Statistisch gesehen hat Walter H. recht. Die Terrorgefahr war in Europa von den 70er- bis in die 90er-Jahre hinein größer. In dieser Zeit gehörten jährlich mehrere Hunderte Anschläge zum Regelfall. Auch Opferzahlen von über 150 Personen pro Jahr waren keine Einzelheit. Terroristische Vereinigungen wie die nationalistische IRA in Irland, die baskische ETA in Spanien, die kommunistischen Roten Brigaden in Italien oder auch die linksextreme RAF in Deutschland und weitere nichteuropäische Terrorzellen forderten die europäischen Regierungen lange Zeit heraus. Der Unterschied zu damals: Heute sind die Menschen vernetzter und medial besser informiert.

"Terror habe ich erlebt"

"Ich komme aus Afghanistan, da gibt es viele Terroranschläge.
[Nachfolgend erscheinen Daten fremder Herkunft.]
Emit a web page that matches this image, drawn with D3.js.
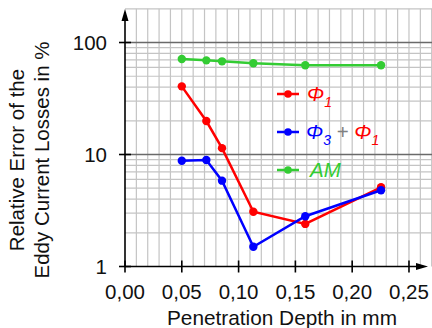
<!DOCTYPE html>
<html><head><meta charset="utf-8">
<script src="https://cdn.jsdelivr.net/npm/d3@7"></script>
<style>body{margin:0;background:#fff}svg{display:block}text{font-family:"Liberation Sans",Arial,sans-serif}</style>
</head><body><svg id="c" width="432" height="328"></svg>
<script>
const depth = [0.05, 0.0716, 0.0854, 0.113, 0.1587, 0.2254];
const phi1 = [40.6, 19.9, 11.4, 3.08, 2.40, 5.1];
const phi3phi1 = [8.8, 8.93, 5.84, 1.50, 2.81, 4.79];
const am = [71.2, 69.3, 67.9, 65.2, 62.6, 62.6];
const xTicks = [0, 0.05, 0.10, 0.15, 0.20, 0.25];
const xTickLabels = ["0,00", "0,05", "0,10", "0,15", "0,20", "0,25"];
const yTicks = [1, 10, 100];
const yTickLabels = ["1", "10", "100"];

const svg = d3.select("#c");
const x = d3.scaleLinear().domain([0, 0.27]).range([125, 431.7]);
const y = d3.scaleLog().domain([1, 200]).range([266.5, 8.8]);

// grid
const vg = d3.range(1, 28).map(i => i / 100);
svg.append("g").selectAll("line").data(vg).join("line")
  .attr("x1", d => x(d)).attr("x2", d => x(d)).attr("y1", y(200)).attr("y2", y(1))
  .attr("stroke", "#c4c4c4").attr("stroke-width", 1.2);
const hMinor = [];
[1, 10, 100].forEach(dec => { for (let k = 2; k <= 9; k++) if (dec * k <= 200) hMinor.push(dec * k); });
svg.append("g").selectAll("line").data(hMinor).join("line")
  .attr("x1", x(0)).attr("x2", 432).attr("y1", d => y(d)).attr("y2", d => y(d))
  .attr("stroke", "#c4c4c4").attr("stroke-width", 1.2);
svg.append("g").selectAll("line").data([10, 100]).join("line")
  .attr("x1", x(0)).attr("x2", 432).attr("y1", d => y(d)).attr("y2", d => y(d))
  .attr("stroke", "#6a6a6a").attr("stroke-width", 1.5);

// axes
const axG = svg.append("g").attr("stroke", "#000").attr("stroke-width", 1.6);
axG.append("line").attr("x1", x(0)).attr("x2", 420).attr("y1", y(1)).attr("y2", y(1));
axG.append("line").attr("x1", x(0)).attr("x2", x(0)).attr("y1", y(1)).attr("y2", 18);
svg.append("path").attr("d", `M${x(0)},9 L${x(0)-3.5},21 L${x(0)+3.5},21 Z`).attr("fill", "#000");
svg.append("path").attr("d", `M428,${y(1)} L416,${y(1)-3.5} L416,${y(1)+3.5} Z`).attr("fill", "#000");
axG.selectAll(".xt").data(xTicks).join("line")
  .attr("x1", d => x(d)).attr("x2", d => x(d)).attr("y1", y(1) - 6).attr("y2", y(1) + 6);
axG.selectAll(".yt").data(yTicks).join("line")
  .attr("x1", x(0) - 6).attr("x2", x(0) + 6).attr("y1", d => y(d)).attr("y2", d => y(d));

svg.append("g").selectAll("text").data(xTicks).join("text")
  .attr("x", d => x(d)).attr("y", 298.5).attr("text-anchor", "middle")
  .attr("font-size", 20.5).attr("fill", "#111").text((d, i) => xTickLabels[i]);
svg.append("g").selectAll("text").data(yTicks).join("text")
  .attr("x", 107).attr("y", d => y(d) + 7.4).attr("text-anchor", "end")
  .attr("font-size", 20.5).attr("fill", "#111").text((d, i) => yTickLabels[i]);

svg.append("text").attr("x", 282).attr("y", 325).attr("text-anchor", "middle")
  .attr("font-size", 20.8).attr("fill", "#111").text("Penetration Depth in mm");
const yt = svg.append("text").attr("transform", "translate(23.5,160) rotate(-90)")
  .attr("text-anchor", "middle").attr("font-size", 20.5).attr("fill", "#111");
yt.append("tspan").attr("x", 0).attr("y", 0).text("Relative Error of the");
yt.append("tspan").attr("x", 0).attr("y", 25).text("Eddy Current Losses in %");

// series
const series = [
  {vals: am, color: "#33cc33"},
  {vals: phi1, color: "#ff0000"},
  {vals: phi3phi1, color: "#0000ff"}
];
const line = d3.line().x(d => x(d[0])).y(d => y(d[1]));
series.forEach(s => {
  const pts = depth.map((d, i) => [d, s.vals[i]]);
  svg.append("path").attr("d", line(pts)).attr("fill", "none")
    .attr("stroke", s.color).attr("stroke-width", 2.5);
  svg.append("g").selectAll("circle").data(pts).join("circle")
    .attr("cx", d => x(d[0])).attr("cy", d => y(d[1])).attr("r", 4.2).attr("fill", s.color);
});

// legend
const leg = [
  {y: 94, color: "#ff0000"},
  {y: 132, color: "#0000ff"},
  {y: 170, color: "#33cc33"}
];
leg.forEach(l => {
  svg.append("line").attr("x1", 277).attr("x2", 299).attr("y1", l.y).attr("y2", l.y)
    .attr("stroke", l.color).attr("stroke-width", 2.5);
  svg.append("circle").attr("cx", 288).attr("cy", l.y).attr("r", 3.8).attr("fill", l.color);
});
const t1 = svg.append("text").attr("x", 307).attr("y", 101).attr("font-size", 20.5)
  .attr("font-style", "italic").attr("fill", "#ff0000");
t1.append("tspan").text("Φ");
t1.append("tspan").attr("font-size", 14).attr("dy", 6).text("1");

const t2 = svg.append("text").attr("x", 306).attr("y", 139).attr("font-size", 20.5).attr("font-style", "italic");
t2.append("tspan").attr("fill", "#0000ff").text("Φ");
t2.append("tspan").attr("fill", "#0000ff").attr("font-size", 14).attr("dy", 6).text("3");
t2.append("tspan").attr("fill", "#808080").attr("font-style", "normal").attr("dy", -6).text(" + ");
t2.append("tspan").attr("fill", "#ff0000").text("Φ");
t2.append("tspan").attr("fill", "#ff0000").attr("font-size", 14).attr("dy", 6).text("1");

svg.append("text").attr("x", 310).attr("y", 177).attr("font-size", 20.5)
  .attr("font-style", "italic").attr("fill", "#33cc33").text("AM");
</script></body></html>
Ich habe den Terror dort erlebt", erzählt ein älterer Herr. Er hoffe, dass es hier in Deutschland und Europa nicht schlimmer werde. "Manchmal merke ich, dass man schon Menschen mit Rucksack anders anschaut. Da macht man sich schon Gedanken." Beobachtungen, die auch Birgit Sudermann aus Bornheim macht. "Die Städte sind voller Menschen. Aber man sieht schon, dass die Leute einen Bogen um Ausländer und um andersaussehende Menschen machen", berichtet sie. "Ich weiß nicht, ob aus Angst oder aus Ablehnung."
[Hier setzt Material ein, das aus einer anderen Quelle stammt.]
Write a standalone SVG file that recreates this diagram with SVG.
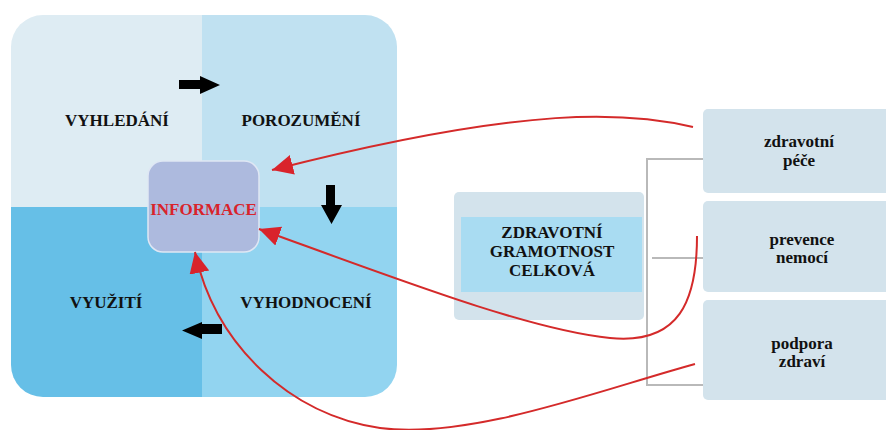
<svg xmlns="http://www.w3.org/2000/svg" width="886" height="430" viewBox="0 0 886 430">
  <defs>
    <clipPath id="squareClip">
      <rect x="11" y="15" width="386" height="382" rx="32" ry="32"/>
    </clipPath>
    <marker id="redHead" markerUnits="userSpaceOnUse" markerWidth="24" markerHeight="22" refX="21" refY="10" orient="auto">
      <path d="M0,0 L21,10 L0,20 Z" fill="#d9232b"/>
    </marker>
    <style>
      .lbl { font-family: "Liberation Serif", "Times New Roman", serif; font-weight: bold; font-size: 17px; fill: #111; text-anchor: middle; }
      .branch { fill: #d3e3ec; }
      .tree { stroke: #b9b9b9; stroke-width: 2; fill: none; }
      .red { stroke: #d42a2a; stroke-width: 2; fill: none; marker-end: url(#redHead); }
      .blk { fill: #000; }
    </style>
  </defs>

  <rect width="886" height="430" fill="#ffffff"/>

  <!-- four-stage square -->
  <g id="cycle" clip-path="url(#squareClip)">
    <rect id="q-vyhledani" x="11" y="15" width="191" height="192" fill="#deecf3"/>
    <rect id="q-porozumeni" x="202" y="15" width="195" height="192" fill="#c0e1f1"/>
    <rect id="q-vyuziti" x="11" y="207" width="191" height="190" fill="#66bfe7"/>
    <rect id="q-vyhodnoceni" x="202" y="207" width="195" height="190" fill="#92d4f0"/>
  </g>
  <g id="label-vyhledani"><text class="lbl" x="117" y="126">VYHLEDÁNÍ</text></g>
  <g id="label-porozumeni"><text class="lbl" x="301" y="126">POROZUMĚNÍ</text></g>
  <g id="label-vyuziti"><text class="lbl" x="106" y="308">VYUŽITÍ</text></g>
  <g id="label-vyhodnoceni"><text class="lbl" x="306" y="308">VYHODNOCENÍ</text></g>

  <!-- black process arrows -->
  <g id="flow-arrows">
    <path class="blk" d="M179,80 H200 V76 L220,85 L200,94 V89 H179 Z"/>
    <path class="blk" d="M326,185 H335 V205 H342 L331.5,224 L321,205 H326 Z"/>
    <path class="blk" d="M222,324 H202 V322 L182,330.5 L202,339 V334 H222 Z"/>
  </g>

  <!-- centre node -->
  <g id="informace">
    <rect x="148" y="161" width="111" height="91" rx="15" ry="15" fill="#adbade" stroke="#dfe7f4" stroke-width="1.5"/>
    <text class="lbl" x="203.5" y="215" style="fill:#d9232b">INFORMACE</text>
  </g>

  <!-- overall literacy node -->
  <g id="gramotnost">
    <rect x="454" y="192" width="190" height="128" rx="5" ry="5" fill="#d3e3ec"/>
    <rect x="461" y="217" width="181" height="75" fill="#a9dcf2"/>
    <text class="lbl" x="552" y="238">ZDRAVOTNÍ</text>
    <text class="lbl" x="552" y="257">GRAMOTNOST</text>
    <text class="lbl" x="552" y="276">CELKOVÁ</text>
  </g>

  <!-- branch nodes -->
  <g id="pece">
    <rect class="branch" x="703" y="109" width="190" height="84" rx="5" ry="5"/>
    <text class="lbl" x="799" y="147">zdravotní</text>
    <text class="lbl" x="799" y="166">péče</text>
  </g>
  <g id="prevence">
    <rect class="branch" x="703" y="201" width="190" height="91" rx="5" ry="5"/>
    <text class="lbl" x="802" y="245">prevence</text>
    <text class="lbl" x="802" y="263">nemocí</text>
  </g>
  <g id="podpora">
    <rect class="branch" x="703" y="300" width="190" height="100" rx="5" ry="5"/>
    <text class="lbl" x="802" y="349">podpora</text>
    <text class="lbl" x="802" y="367">zdraví</text>
  </g>

  <!-- connectors -->
  <g id="connectors">
    <path class="tree" d="M703,159 H647 V385 H703"/>
    <path class="tree" d="M652,258 H703"/>
    <path class="red" d="M693,127 C630,112 530,104 272,170"/>
    <path class="red" d="M697,236 C697,300 680,345 610,338 C530,330 400,280 259,229"/>
    <path class="red" d="M695,364 C600,390 470,440 380,428 C290,415 215,345 195,252"/>
  </g>
</svg>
Klaus Wegemann ist mit seinem Freund unterwegs. Er habe mehr Angst, in einen Autounfall zu geraten, als Opfer von Terrorismus zu werden. "Aber es ist Gesprächsthema geworden. Dadurch sind die Leute sensibilisiert und werden aufmerksamer."
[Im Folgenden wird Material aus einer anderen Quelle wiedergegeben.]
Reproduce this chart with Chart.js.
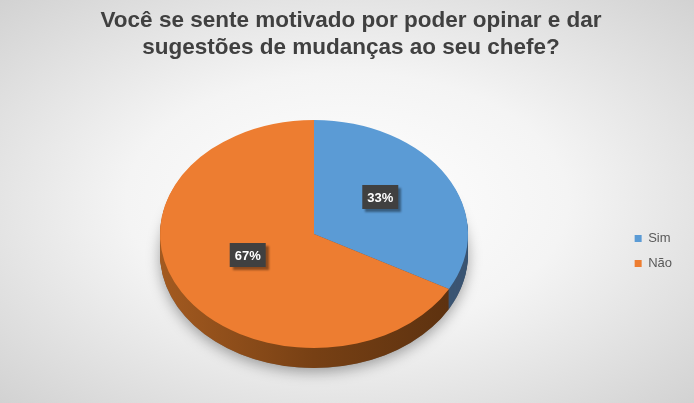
<!DOCTYPE html>
<html>
<head>
<meta charset="utf-8">
<script src="https://cdn.jsdelivr.net/npm/chart.js@4"></script>
<style>
  html, body { margin: 0; padding: 0; }
  body {
    width: 694px; height: 403px; overflow: hidden;
    background: radial-gradient(ellipse at 50% 50%, #ffffff 0%, #f4f4f4 45%, #d2d2d2 100%);
  }
  #wrap { width: 694px; height: 403px; position: relative; }
</style>
</head>
<body>
<div id="wrap"><canvas id="chart"></canvas></div>
<script>
// Data
const categories = ['Sim', 'Não'];
const values = [33, 67];
const titleLines = ['Você se sente motivado por poder opinar e dar', 'sugestões de mudanças ao seu chefe?'];

const faceColors = ['#5b9bd5', '#ed7d31'];

// where the tilted pie sits on the page
const PIE_X = 314, PIE_Y = 234, RX = 154, RY = 114, DEPTH = 20;

function pieTransform(ctx, arc, dy) {
    const r = arc.outerRadius;
    ctx.translate(PIE_X, PIE_Y + dy);
    ctx.scale(RX / r, RY / r);
    ctx.translate(-arc.x, -arc.y);
}

const tiltPlugin = {
    id: 'tilt',
    beforeDatasetsDraw(chart) {
        const ctx = chart.ctx;
        const arcs = chart.getDatasetMeta(0).data;
        if (!arcs.length) return;
        const a = arcs[0];
        const r = a.outerRadius;

        // soft shadow under the pie
        ctx.save();
        ctx.shadowColor = 'rgba(0,0,0,0.35)';
        ctx.shadowBlur = 14;
        ctx.shadowOffsetY = 4;
        ctx.beginPath();
        ctx.ellipse(PIE_X, PIE_Y + DEPTH, RX, RY, 0, 0, Math.PI * 2);
        ctx.fillStyle = '#7a7a7a';
        ctx.fill();
        ctx.restore();

        // side walls
        for (let dy = DEPTH; dy >= 1; dy--) {
            ctx.save();
            pieTransform(ctx, a, dy);
            arcs.forEach((arc, i) => {
                let fill;
                if (i === 1) {
                    const g = ctx.createLinearGradient(a.x - r, 0, a.x + r, 0);
                    g.addColorStop(0, '#a35a20');
                    g.addColorStop(0.5, '#774014');
                    g.addColorStop(1, '#5a300f');
                    fill = g;
                } else {
                    fill = '#3b5573';
                }
                ctx.beginPath();
                ctx.moveTo(arc.x, arc.y);
                ctx.arc(arc.x, arc.y, r, arc.startAngle, arc.endAngle);
                ctx.closePath();
                ctx.fillStyle = fill;
                ctx.fill();
            });
            ctx.restore();
        }

        // top face gets drawn by Chart.js under this transform
        ctx.save();
        pieTransform(ctx, a, 0);
    },
    afterDatasetsDraw(chart) {
        const ctx = chart.ctx;
        const arcs = chart.getDatasetMeta(0).data;
        if (!arcs.length) return;
        ctx.restore();

        const a = arcs[0];
        const r = a.outerRadius;
        const total = values.reduce((s, v) => s + v, 0);
        arcs.forEach((arc, i) => {
            const p = arc.tooltipPosition();
            const x = PIE_X + (p.x - a.x) * RX / r;
            const y = PIE_Y + (p.y - a.y) * RY / r - 8;
            const text = Math.round(values[i] / total * 100) + '%';
            ctx.save();
            ctx.font = 'bold 13px "Liberation Sans", Arial, sans-serif';
            const w = ctx.measureText(text).width + 10;
            const h = 24;
            ctx.shadowColor = 'rgba(0,0,0,0.4)';
            ctx.shadowBlur = 2;
            ctx.shadowOffsetX = 3;
            ctx.shadowOffsetY = 3;
            ctx.fillStyle = '#404040';
            ctx.fillRect(x - w / 2, y - h / 2, w, h);
            ctx.restore();
            ctx.save();
            ctx.font = 'bold 13px "Liberation Sans", Arial, sans-serif';
            ctx.fillStyle = '#ffffff';
            ctx.textAlign = 'center';
            ctx.textBaseline = 'middle';
            ctx.fillText(text, x, y + 1);
            ctx.restore();
        });
    }
};

new Chart(document.getElementById('chart'), {
    type: 'pie',
    data: {
        labels: categories,
        datasets: [{
            data: values,
            backgroundColor: faceColors,
            borderWidth: 0,
            clip: false
        }]
    },
    options: {
        responsive: true,
        maintainAspectRatio: false,
        animation: false,
        rotation: 0,
        layout: { padding: { left: 20, right: 12, bottom: 0 } },
        plugins: {
            title: {
                display: true,
                text: titleLines,
                color: '#404040',
                font: { family: '"Liberation Sans", Arial, sans-serif', size: 22.5, weight: 'bold', lineHeight: 1.2 },
                padding: { top: 7, bottom: 38 }
            },
            legend: {
                position: 'right',
                fullSize: false,
                labels: {
                    boxWidth: 7,
                    boxHeight: 7,
                    color: '#595959',
                    padding: 12,
                    font: { family: '"Liberation Sans", Arial, sans-serif', size: 13 }
                }
            },
            tooltip: { enabled: false }
        }
    },
    plugins: [tiltPlugin]
});
</script>
</body>
</html>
"Mehr Polizei hilft nicht"

"Ich habe keine latente Angst vor Anschlägen in Deutschland, bin mir aber bewusst, dass das zu jeder Zeit passieren kann", sagt ein Bonner, der seinen Namen nicht nennen möchte. "Gedanken macht man sich nur, wenn man Berichte über Anschläge hört oder liest. Dann wird einem bewusst, dass es auch in Bonn, Köln oder jeder anderen Stadt passieren könnte", erzählt er. Vor Anschlägen schützen, könne niemand - auch nicht die Politik. Es sei ein Trugschluss zu glauben, die Sicherheit erhöhe sich, wenn zum Beispiel Telefonate und Chatprotokolle abgefangen werden oder die Zahl der Polizisten aufgestockt würde. Die Beamten auf den Straßen könnten keinen Terroranschlag verhindern. "Aber es beruhigt den einen oder anderen Mitmenschen."